Daniel Hardman, 2013-03-21:
Jason! Great to hear from you. Long time no see. Thanks for all the Oracle goodness you taught me. Robert Martin is one of my heros, but I haven't read Clean Code. So now I've got something new for my reading list. Thanks!
Wally, 2013-03-22:
I'm going to have to disagree that small files should be a "goal". I think that the goal is to have good data encapsulation and boundaries. Files are one way of accomplishing this via scoping, but they don't ensure that a project breaks itself up into manageable pieces. Splitting a monstrous files into multiple small files that still utilize externs and global includes to share all the same data they had in the first place ends up being a zero-sum change. The important goal should be to separate and isolate the various project components into logical divisions. If they don't have logical cleavage planes, then refactor them until they do. The location of the pieces in specific files is really an afterthought that follows naturally. Just splitting things into smaller files to achieve a certain line/function quota seems useless to me. I like to think of this from an organic perspective. Many garden plants grow larger and larger until they start to choke themselves out.
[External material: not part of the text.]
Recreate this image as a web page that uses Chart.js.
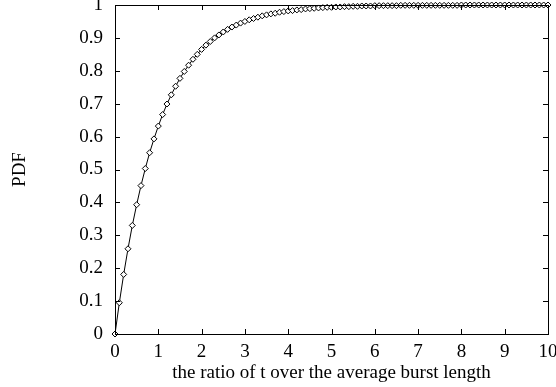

They can be divided and replanted and you can get multiples from one original. However, you don't just take a shovel and slice the thing apart indiscriminately. You also don't want to leave roots and connections back to the parent plant. Instead, you carefully disentangle roots and tubers and find places where things look like they belong together and then you make judicious cuts and sacrifices and end up with smaller plants that can survive on their own. Cutting up a plant just to fit it in a smaller pot is never a good idea. http://gardening.about.com/od/perennials/ss/DividingSBS.htm
Daniel Hardman, 2013-03-22:
I think that's a very true and insightful analogy, Wally. Thanks so much for adding to the conversation! I guess implicit in my thinking was the idea that if you have big files, and you split them, that the activity becomes an enabler for many of the forms of true goodness that you're highlighting. I do think that it's harder to accomplish the encapsulation and logical division if you leave things in a single file — mainly because the ugliness of globals and other forms of coupling aren't as obvious.
Doug, 2019-07-08:
I came to software through a background in hardware at Bell Labs in the mid 1980s. I learned embedded C development from a couple of DMTS level engineers and I still cherish how they bootstrapped my transition into software. They had a few hard rules that required enormous justification to override. Only one external function per file. You could have static helpers, but only one globally accessible function. No function was more than 100 lines. Those two were the biggies. There were other coding style rules, but the two above you would violate at your peril. Much for the reasons you list above, but one you did not. In most organizations of any size, your code is going to end up in a repository of some form, and over time, parts of it are going to be edited to either extend features, or to fix a defect, and likely be someone other than you. If there are numerous functions in a single file, it increases the chance that a single file will be out being modified by more than one person, and then having to be merged. Small, single function files are less likely to face merge conflicts. One other note that goes along with some of your other posts. When you write code, it is easy to fall into the trap of thinking you are writing for the machine, but you are really writing for other humans that will come after you. If you always design and code as if you are writing for people, you will be doing your future self a huge favor.